§ Task details
With the pictures left out, copy the listing below exactly.

§ Supplied information
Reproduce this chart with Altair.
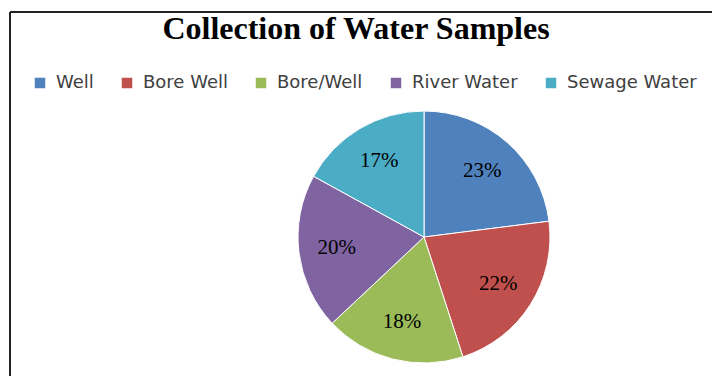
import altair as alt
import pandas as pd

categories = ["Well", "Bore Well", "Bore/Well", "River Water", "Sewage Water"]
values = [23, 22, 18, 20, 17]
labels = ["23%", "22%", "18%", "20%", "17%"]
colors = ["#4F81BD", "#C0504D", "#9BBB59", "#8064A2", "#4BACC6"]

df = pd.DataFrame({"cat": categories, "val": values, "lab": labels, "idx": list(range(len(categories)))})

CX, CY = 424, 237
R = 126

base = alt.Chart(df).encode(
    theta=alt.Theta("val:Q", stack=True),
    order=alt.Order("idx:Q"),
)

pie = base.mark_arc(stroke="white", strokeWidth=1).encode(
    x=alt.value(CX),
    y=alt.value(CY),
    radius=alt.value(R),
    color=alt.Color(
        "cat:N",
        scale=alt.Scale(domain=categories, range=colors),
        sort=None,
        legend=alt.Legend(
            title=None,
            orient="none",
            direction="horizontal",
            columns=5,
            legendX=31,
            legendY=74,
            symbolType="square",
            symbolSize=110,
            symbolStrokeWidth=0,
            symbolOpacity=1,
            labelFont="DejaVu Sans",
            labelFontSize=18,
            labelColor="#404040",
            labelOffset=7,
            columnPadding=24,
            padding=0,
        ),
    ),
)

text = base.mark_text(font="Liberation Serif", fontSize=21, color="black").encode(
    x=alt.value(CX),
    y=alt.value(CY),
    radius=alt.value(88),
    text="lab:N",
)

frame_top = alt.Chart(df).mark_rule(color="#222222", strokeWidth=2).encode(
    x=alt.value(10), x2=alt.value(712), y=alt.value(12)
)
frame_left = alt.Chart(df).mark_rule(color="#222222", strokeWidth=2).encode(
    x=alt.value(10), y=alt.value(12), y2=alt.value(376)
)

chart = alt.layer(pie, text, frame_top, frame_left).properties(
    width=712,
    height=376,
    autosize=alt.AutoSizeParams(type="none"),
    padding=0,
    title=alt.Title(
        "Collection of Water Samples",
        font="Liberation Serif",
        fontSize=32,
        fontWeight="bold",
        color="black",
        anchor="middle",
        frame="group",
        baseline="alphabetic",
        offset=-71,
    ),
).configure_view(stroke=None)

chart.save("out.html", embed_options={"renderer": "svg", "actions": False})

§ Completed exercise
Reproduce this chart with Altair.
import altair as alt
import pandas as pd

categories = ["Well", "Bore Well", "Bore/Well", "River Water", "Sewage Water"]
values = [23, 22, 18, 20, 17]
labels = ["23%", "22%", "18%", "20%", "17%"]
colors = ["#4F81BD", "#C0504D", "#9BBB59", "#8064A2", "#4BACC6"]

df = pd.DataFrame({"cat": categories, "val": values, "lab": labels, "idx": list(range(len(categories)))})

CX, CY = 424, 237
R = 126

base = alt.Chart(df).encode(
    theta=alt.Theta("val:Q", stack=True),
    order=alt.Order("idx:Q"),
)

pie = base.mark_arc(stroke="white", strokeWidth=1).encode(
    x=alt.value(CX),
    y=alt.value(CY),
    radius=alt.value(R),
    color=alt.Color(
        "cat:N",
        scale=alt.Scale(domain=categories, range=colors),
        sort=None,
        legend=alt.Legend(
            title=None,
            orient="none",
            direction="horizontal",
            columns=5,
            legendX=31,
            legendY=74,
            symbolType="square",
            symbolSize=110,
            symbolStrokeWidth=0,
            symbolOpacity=1,
            labelFont="DejaVu Sans",
            labelFontSize=18,
            labelColor="#404040",
            labelOffset=7,
            columnPadding=24,
            padding=0,
        ),
    ),
)

text = base.mark_text(font="Liberation Serif", fontSize=21, color="black").encode(
    x=alt.value(CX),
    y=alt.value(CY),
    radius=alt.value(88),
    text="lab:N",
)

frame_top = alt.Chart(df).mark_rule(color="#222222", strokeWidth=2).encode(
    x=alt.value(10), x2=alt.value(712), y=alt.value(12)
)
frame_left = alt.Chart(df).mark_rule(color="#222222", strokeWidth=2).encode(
    x=alt.value(10), y=alt.value(12), y2=alt.value(376)
)

chart = alt.layer(pie, text, frame_top, frame_left).properties(
    width=712,
    height=376,
    autosize=alt.AutoSizeParams(type="none"),
    padding=0,
    title=alt.Title(
        "Collection of Water Samples",
        font="Liberation Serif",
        fontSize=32,
        fontWeight="bold",
        color="black",
        anchor="middle",
        frame="group",
        baseline="alphabetic",
        offset=-71,
    ),
).configure_view(stroke=None)

chart.save("out.html", embed_options={"renderer": "svg", "actions": False})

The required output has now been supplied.